Logical Gal laments lack of arguments

23 Oct

They say that nothing is new under the sun.

But I’m not so sure.

Coming off of the staged government shutdown, our newspaper has overflowed with jubilant and smug shout-outs  to ‘ the winners’.

They are painful to read because the readership of our local paper had not been well informed about the positions of each side.

The electorate deserves a good argument.  But effort is required to lay forth a case.  It seems that many people resorted to name calling during this last political crisis.  And loudly at that!  They didn’t even bother with using a fallacy to buttress their side.  I guess THAT takes too much thinking!

What ever happened to reasoned argumentation?

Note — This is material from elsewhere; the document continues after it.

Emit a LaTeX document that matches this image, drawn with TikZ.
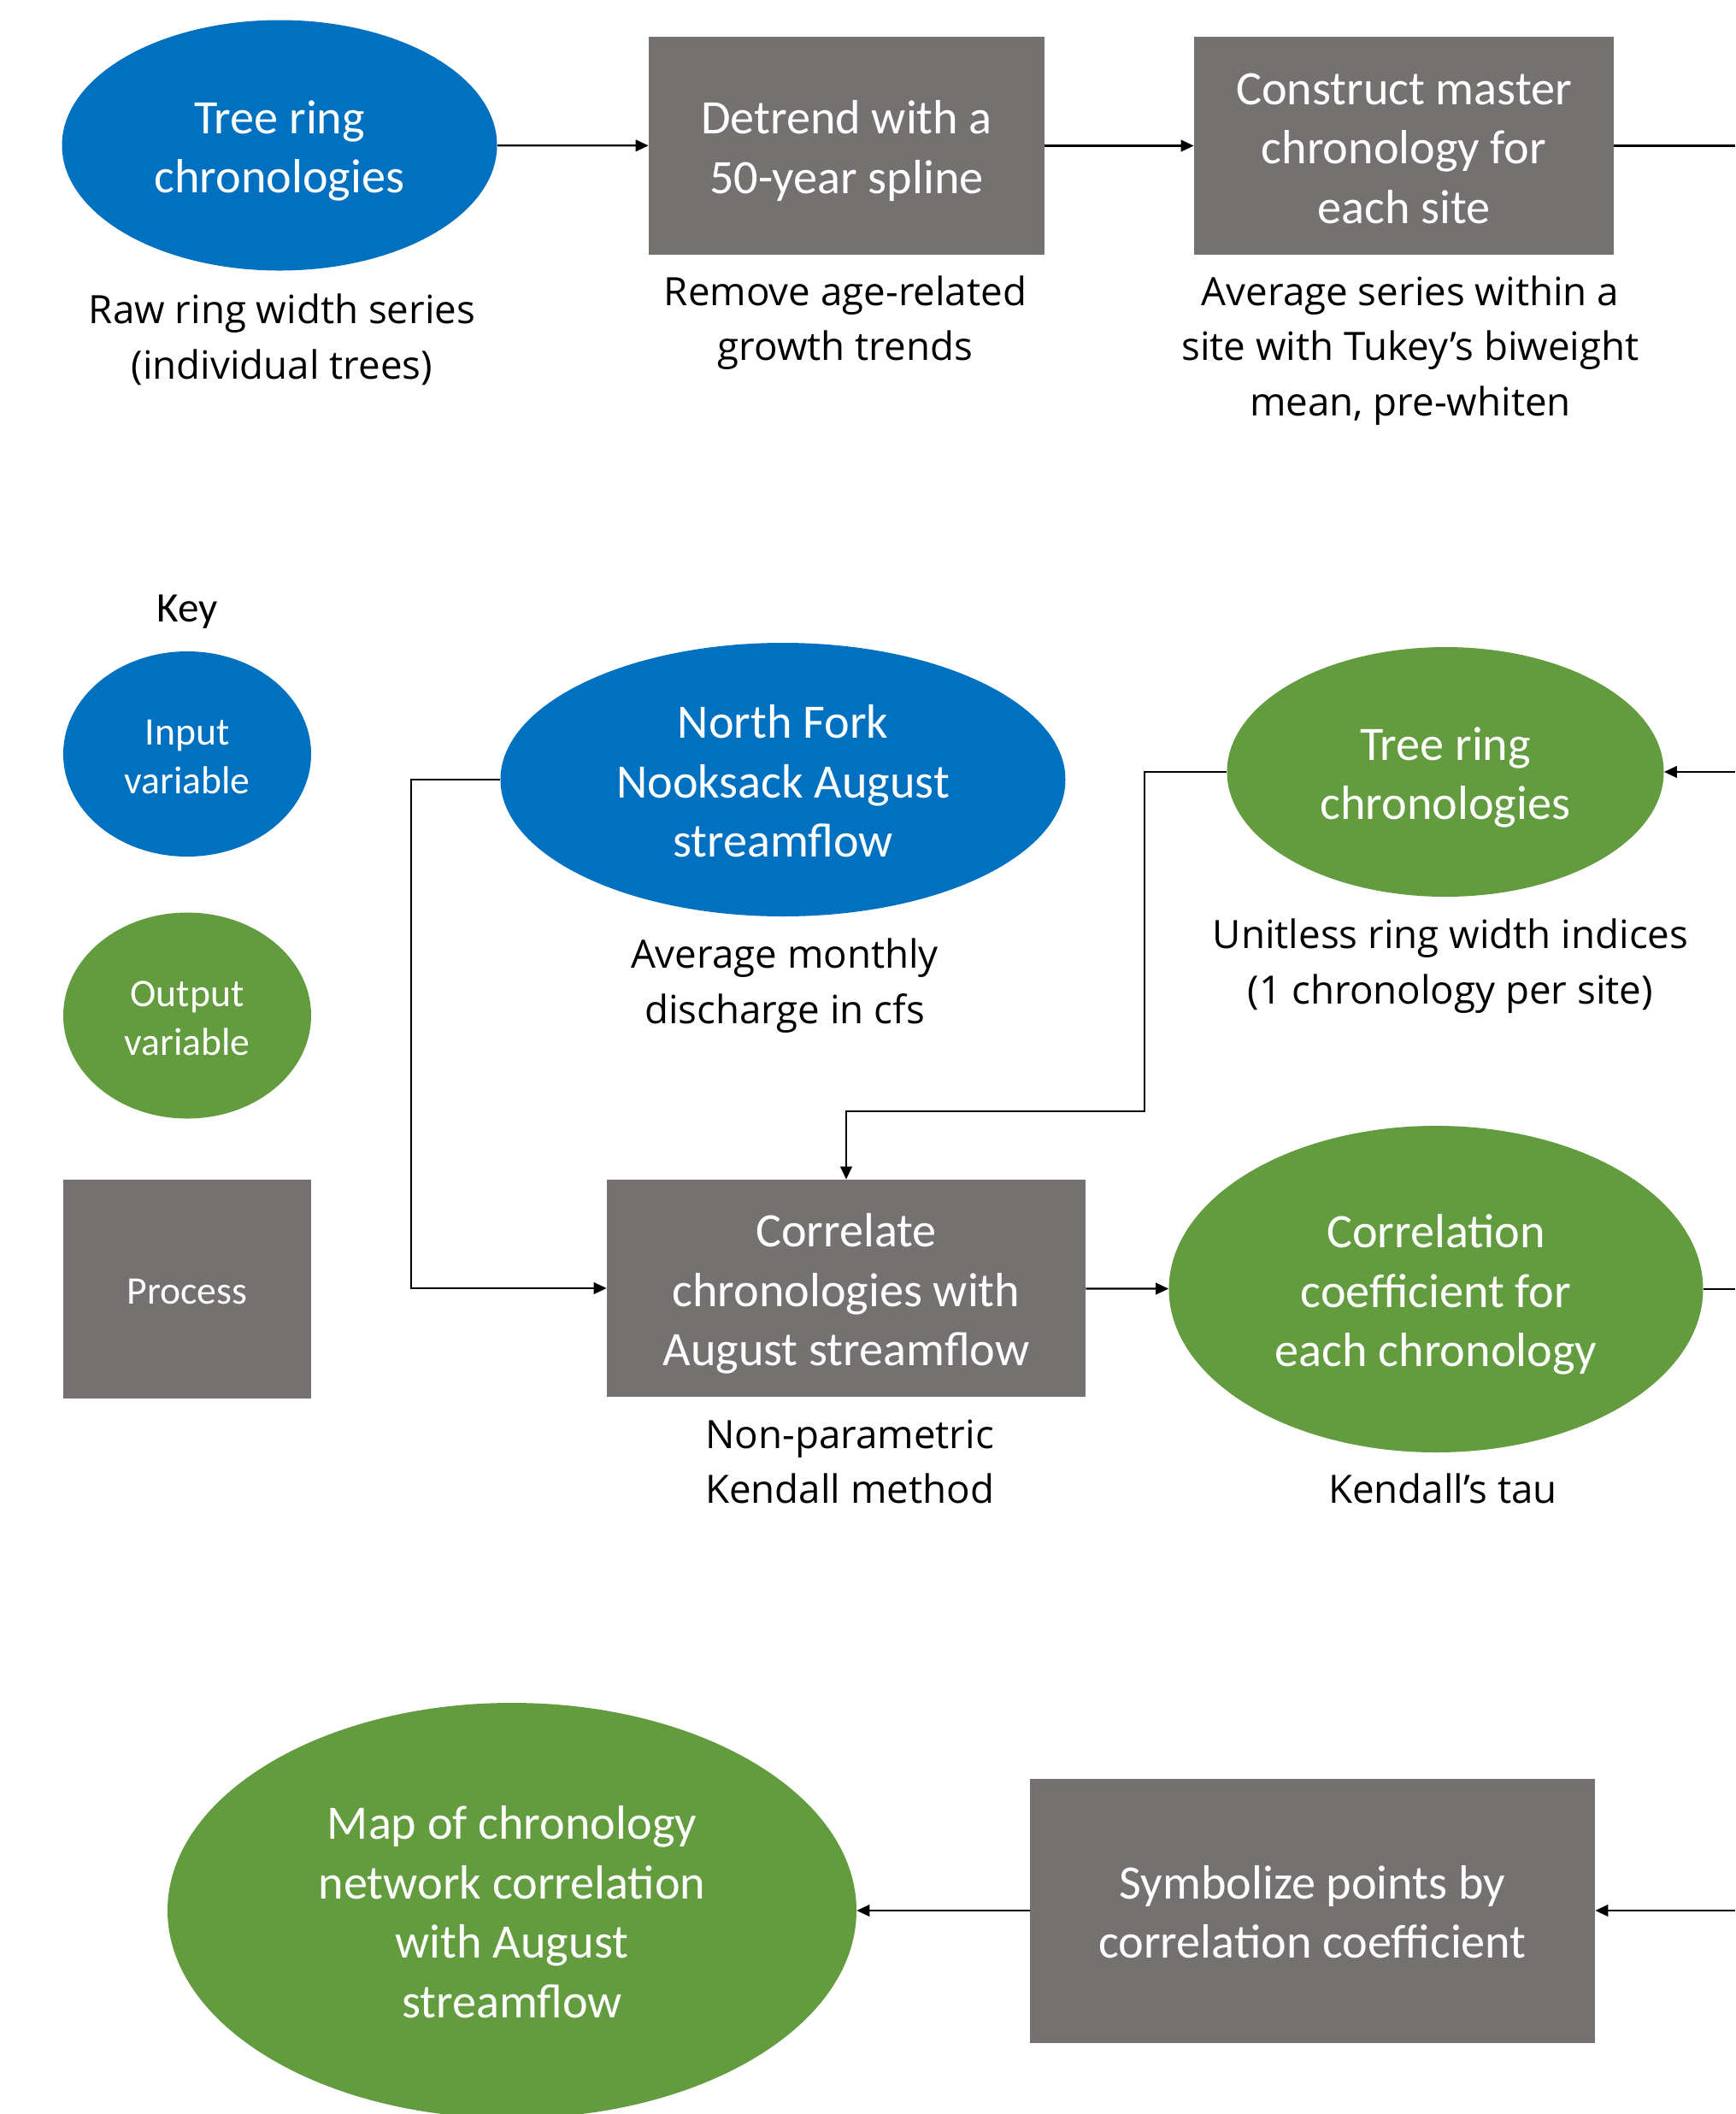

Thomas Paine published a pamphlet in 1776 named Common Sense.  America today probably has a higher literacy rate than that of the 13 British colonies. Nevertheless, enough people read  this British transplant’ s work or heard it read out loud to grasp the argument Paine was making FOR independence.  Most historians will attest to the sway Paine exercised on our nascent country.

Looking at just one sentence, though, I am amazed at the sophisticated use of language.

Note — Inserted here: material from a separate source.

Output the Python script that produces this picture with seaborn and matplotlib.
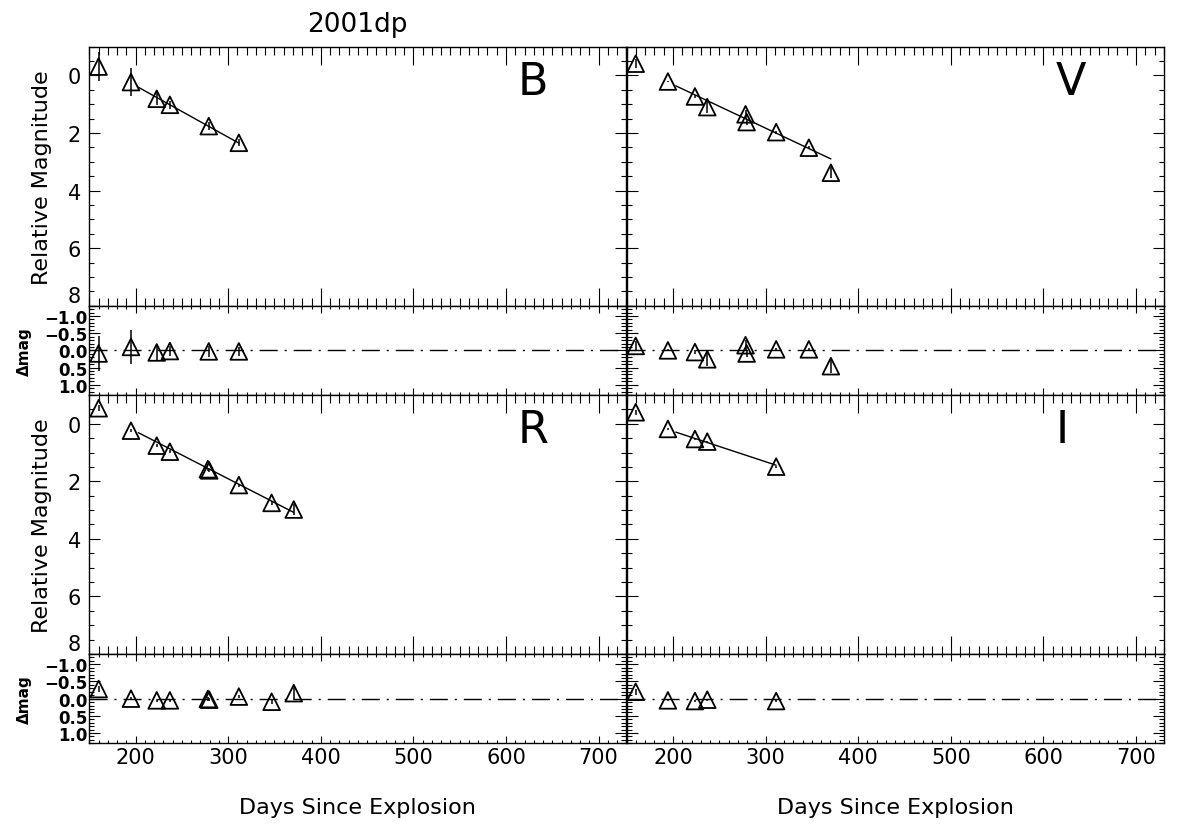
import numpy as np
import pandas as pd
import matplotlib
matplotlib.use("Agg")
import matplotlib.pyplot as plt
from matplotlib.ticker import MultipleLocator, FixedLocator, FuncFormatter
import seaborn as sns

# ---------------- data ----------------
title = "2001dp"
bands = ["B", "V", "R", "I"]

b_days = [160.0, 195.0, 222.8, 237.0, 279.0, 311.5]
b_mags = [-0.31, 0.23, 0.81, 1.02, 1.76, 2.34]
b_errs = [0.50, 0.50, 0.22, 0.15, 0.15, 0.12]
b_res = [0.09, -0.10, 0.06, 0.02, 0.03, 0.03]
b_fit_days = [203.0, 311.5]
b_fit_mags = [0.41, 2.35]

v_days = [159.7, 194.5, 223.7, 237.0, 278.3, 279.5, 311.4, 346.7, 370.5]
v_mags = [-0.41, 0.21, 0.73, 1.10, 1.35, 1.62, 1.97, 2.51, 3.38]
v_errs = [0.15, 0.03, 0.05, 0.20, 0.15, 0.10, 0.05, 0.05, 0.20]
v_res = [-0.13, 0.00, 0.05, 0.26, -0.15, 0.09, -0.03, -0.03, 0.46]
v_fit_days = [203.0, 370.5]
v_fit_mags = [0.36, 2.90]

r_days = [160.1, 195.0, 222.8, 237.0, 278.0, 279.5, 311.5, 346.9, 370.8]
r_mags = [-0.54, 0.24, 0.76, 0.97, 1.58, 1.62, 2.13, 2.75, 2.98]
r_errs = [0.10, 0.05, 0.05, 0.05, 0.05, 0.05, 0.05, 0.08, 0.20]
r_res = [-0.28, 0.00, 0.05, 0.05, 0.01, 0.03, -0.06, 0.09, -0.16]
r_fit_days = [203.0, 370.8]
r_fit_mags = [0.31, 3.08]

i_days = [159.7, 194.5, 223.7, 237.0, 311.4]
i_mags = [-0.40, 0.18, 0.53, 0.62, 1.49]
i_errs = [0.08, 0.03, 0.03, 0.03, 0.03]
i_res = [-0.20, 0.05, 0.07, 0.03, 0.07]
i_fit_days = [203.0, 311.4]
i_fit_mags = [0.29, 1.44]

x_ticks = [200, 300, 400, 500, 600, 700]
mag_ticks = [0, 2, 4, 6, 8]
res_ticks = [-1.0, -0.5, 0.0, 0.5, 1.0]

series = {
    "B": (b_days, b_mags, b_errs, b_res, b_fit_days, b_fit_mags),
    "V": (v_days, v_mags, v_errs, v_res, v_fit_days, v_fit_mags),
    "R": (r_days, r_mags, r_errs, r_res, r_fit_days, r_fit_mags),
    "I": (i_days, i_mags, i_errs, i_res, i_fit_days, i_fit_mags),
}

# ---------------- style ----------------
sns.set_theme(style="ticks")
plt.rcParams["font.family"] = ["DejaVu Sans"]
plt.rcParams["axes.linewidth"] = 1.0
plt.rcParams["axes.edgecolor"] = "black"
plt.rcParams["text.color"] = "black"
plt.rcParams["axes.labelcolor"] = "black"
plt.rcParams["xtick.color"] = "black"
plt.rcParams["ytick.color"] = "black"
plt.rcParams["xtick.labelcolor"] = "black"
plt.rcParams["ytick.labelcolor"] = "black"

fig = plt.figure(figsize=(11.77, 8.28), dpi=100)

col_x = [0.07587, 0.53246]
col_w = 0.4563
main_bottom = [0.6296, 0.20894]
main_h = 0.3128
res_bottom = [0.5217, 0.10109]
res_h = 0.10785

XMIN, XMAX = 150, 730


def fmt_res(v, pos):
    s = f"{v:.1f}"
    if s == "-0.0":
        s = "0.0"
    return s.replace("-", "\u2212")


for idx, band in enumerate(bands):
    col = idx % 2
    row = idx // 2
    days, mags, errs, res, fdays, fmags = series[band]
    df = pd.DataFrame({"days": days, "mag": mags, "err": errs, "res": res})
    fit = pd.DataFrame({"days": fdays, "mag": fmags})

    # ---- main panel ----
    ax = fig.add_axes([col_x[col], main_bottom[row], col_w, main_h])
    ax.set_xlim(XMIN, XMAX)
    ax.set_ylim(8, -1)
    ax.xaxis.set_major_locator(FixedLocator(x_ticks))
    ax.xaxis.set_minor_locator(MultipleLocator(10))
    ax.yaxis.set_major_locator(FixedLocator(mag_ticks))
    ax.yaxis.set_minor_locator(MultipleLocator(0.5))
    ax.tick_params(which="both", direction="in", top=True, right=True,
                   bottom=True, left=True, labelbottom=False, color="black",
                   width=0.8)
    ax.tick_params(axis="x", which="major", length=13)
    ax.tick_params(axis="x", which="minor", length=5.8)
    ax.tick_params(axis="y", which="major", length=7.8, labelsize=15, pad=6)
    ax.tick_params(axis="y", which="minor", length=3.3)
    for s in ax.spines.values():
        s.set_linewidth(1.0)
        s.set_color("black")

    ax.errorbar(df["days"], df["mag"], yerr=df["err"], fmt="none",
                ecolor="black", elinewidth=1.1, capsize=0, zorder=2)
    sns.lineplot(data=fit, x="days", y="mag", ax=ax, color="black",
                 linewidth=1.0, estimator=None, sort=False, zorder=2)
    sns.scatterplot(data=df, x="days", y="mag", ax=ax, marker="^", s=144,
                    facecolor="none", edgecolor="black", linewidth=1.3,
                    zorder=3, legend=False, clip_on=False)
    ax.text(613, 0.2, band, fontsize=32, ha="left", va="center", color="black")
    ax.set_xlabel("")
    if col == 0:
        ax.set_ylabel("Relative Magnitude", fontsize=16, labelpad=11)
        for lab in ax.get_yticklabels():
            if lab.get_text() == "8":
                lab.set_verticalalignment("bottom")
    else:
        ax.set_ylabel("")
        ax.tick_params(axis="y", labelleft=False)
    if row == 0 and col == 0:
        ax.set_title(title, fontsize=19, pad=11)

    # ---- residual panel ----
    rx = fig.add_axes([col_x[col], res_bottom[row], col_w, res_h])
    rx.set_xlim(XMIN, XMAX)
    rx.set_ylim(1.3, -1.3)
    rx.xaxis.set_major_locator(FixedLocator(x_ticks))
    rx.xaxis.set_minor_locator(MultipleLocator(10))
    rx.yaxis.set_major_locator(FixedLocator(res_ticks))
    rx.yaxis.set_minor_locator(MultipleLocator(0.1))
    rx.yaxis.set_major_formatter(FuncFormatter(fmt_res))
    rx.tick_params(which="both", direction="in", top=True, right=True,
                   bottom=True, left=True, color="black", width=0.8)
    rx.tick_params(axis="x", which="major", length=4.8, labelsize=15, pad=3)
    rx.tick_params(axis="x", which="minor", length=2.0)
    rx.tick_params(axis="y", which="major", length=7.8, pad=1.5)
    rx.tick_params(axis="y", which="minor", length=3.3)
    for lab in rx.get_yticklabels():
        lab.set_fontweight("bold")
        lab.set_fontsize(12)
    for s in rx.spines.values():
        s.set_linewidth(1.0)
        s.set_color("black")

    rx.axhline(0.0, color="black", linewidth=1.0,
               linestyle=(0, (13, 5, 1.5, 5)), zorder=1)
    rx.errorbar(df["days"], df["res"], yerr=df["err"], fmt="none",
                ecolor="black", elinewidth=1.1, capsize=0, zorder=2)
    sns.scatterplot(data=df, x="days", y="res", ax=rx, marker="^", s=144,
                    facecolor="none", edgecolor="black", linewidth=1.3,
                    zorder=3, legend=False, clip_on=False)

    if row == 1:
        rx.set_xlabel("Days Since Explosion", fontsize=16, labelpad=21)
    else:
        rx.set_xlabel("")
        rx.tick_params(axis="x", labelbottom=False)
    if col == 0:
        rx.set_ylabel("\u0394mag", fontsize=11, fontweight="bold", labelpad=9)
    else:
        rx.set_ylabel("")
        rx.tick_params(axis="y", labelleft=False)

fig.savefig("out.png", dpi=100)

” The laying of a Country desolate with Fire and Sword, declaring War against the natural rights of all Mankind, and extirpating the Defenders thereof from the Face of the Earth, is the Concern of every Man to whom Nature hath given the Power of feeling; of which Class, regardless of Party Censure, is The Author.” 

For further reading, check out this blog post

What has happened to create such a decline in our verbal output?  You probably have your theories about technology or education or parenting or the pace of life.

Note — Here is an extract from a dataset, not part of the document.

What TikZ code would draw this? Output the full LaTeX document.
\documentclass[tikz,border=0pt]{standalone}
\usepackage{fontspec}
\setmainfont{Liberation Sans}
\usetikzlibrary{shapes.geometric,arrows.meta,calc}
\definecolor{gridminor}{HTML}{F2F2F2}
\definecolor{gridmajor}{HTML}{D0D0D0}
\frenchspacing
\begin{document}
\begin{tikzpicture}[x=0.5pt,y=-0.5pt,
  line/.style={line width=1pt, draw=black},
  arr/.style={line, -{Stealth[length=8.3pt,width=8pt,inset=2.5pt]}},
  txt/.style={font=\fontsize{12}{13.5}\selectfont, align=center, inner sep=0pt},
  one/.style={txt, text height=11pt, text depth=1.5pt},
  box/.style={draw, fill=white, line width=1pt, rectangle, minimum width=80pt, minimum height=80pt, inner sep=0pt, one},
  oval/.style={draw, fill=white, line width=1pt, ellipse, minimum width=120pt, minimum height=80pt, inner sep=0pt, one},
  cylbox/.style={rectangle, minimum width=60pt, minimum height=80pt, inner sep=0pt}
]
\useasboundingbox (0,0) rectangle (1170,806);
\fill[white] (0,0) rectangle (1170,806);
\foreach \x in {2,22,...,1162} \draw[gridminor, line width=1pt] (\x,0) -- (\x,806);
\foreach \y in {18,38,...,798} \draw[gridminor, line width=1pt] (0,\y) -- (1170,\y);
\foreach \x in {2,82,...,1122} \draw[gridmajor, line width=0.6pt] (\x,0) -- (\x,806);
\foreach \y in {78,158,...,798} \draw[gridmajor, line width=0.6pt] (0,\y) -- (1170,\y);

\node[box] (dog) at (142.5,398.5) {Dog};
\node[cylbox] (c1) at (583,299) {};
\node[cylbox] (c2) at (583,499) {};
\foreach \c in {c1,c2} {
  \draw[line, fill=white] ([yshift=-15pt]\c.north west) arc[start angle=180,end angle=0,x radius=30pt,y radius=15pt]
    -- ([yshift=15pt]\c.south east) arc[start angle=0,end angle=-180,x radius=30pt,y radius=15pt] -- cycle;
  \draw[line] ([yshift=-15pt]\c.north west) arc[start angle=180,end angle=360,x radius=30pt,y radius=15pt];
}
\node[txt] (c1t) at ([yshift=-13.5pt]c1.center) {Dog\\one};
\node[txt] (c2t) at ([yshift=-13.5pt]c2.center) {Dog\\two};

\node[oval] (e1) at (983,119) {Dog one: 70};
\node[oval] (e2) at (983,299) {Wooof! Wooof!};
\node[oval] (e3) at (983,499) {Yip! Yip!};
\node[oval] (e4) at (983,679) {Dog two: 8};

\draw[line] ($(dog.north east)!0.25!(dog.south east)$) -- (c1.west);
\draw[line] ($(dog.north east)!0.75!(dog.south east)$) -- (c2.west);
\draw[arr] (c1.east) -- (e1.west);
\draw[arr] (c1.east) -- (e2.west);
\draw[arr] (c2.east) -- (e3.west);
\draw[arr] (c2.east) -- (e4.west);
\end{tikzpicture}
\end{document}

A better use of our energies is to brainstorm ways to exercise our minds and practice using language to explain and defend our positions.

Here are a couple of quick tips off the top of my head.

When someone shouts pejoratively about a group or person,  just ask them:

  • what do you mean by calling them that?
  • what does that adjective about their person have to do with their viewpoint?
  • what exactly IS their viewpoint and what parts of it do you object to?
  • what is YOUR point of view about the subject?
  • what have you read recently about this subject?
  • where do you get your information?

One day on a college campus for a conference, I stopped to engage in a conversation with a man about some teacher union strikes that were occurring in the Midwest.  I had not taken ANY time to study the issue and look at the arguments of both sides.  All I had in my head were sound bytes from my  husband.  I quickly came to the conclusion, after listening to this man, that I had NOTHING of substance to add to the conversation.  I was embarrassed.

Note to self: spend a few minutes researching current issues and then practice articulating them at home.   I don’t want to be tempted to resort to name-calling myself as a pathetic crutch for not having done my HW!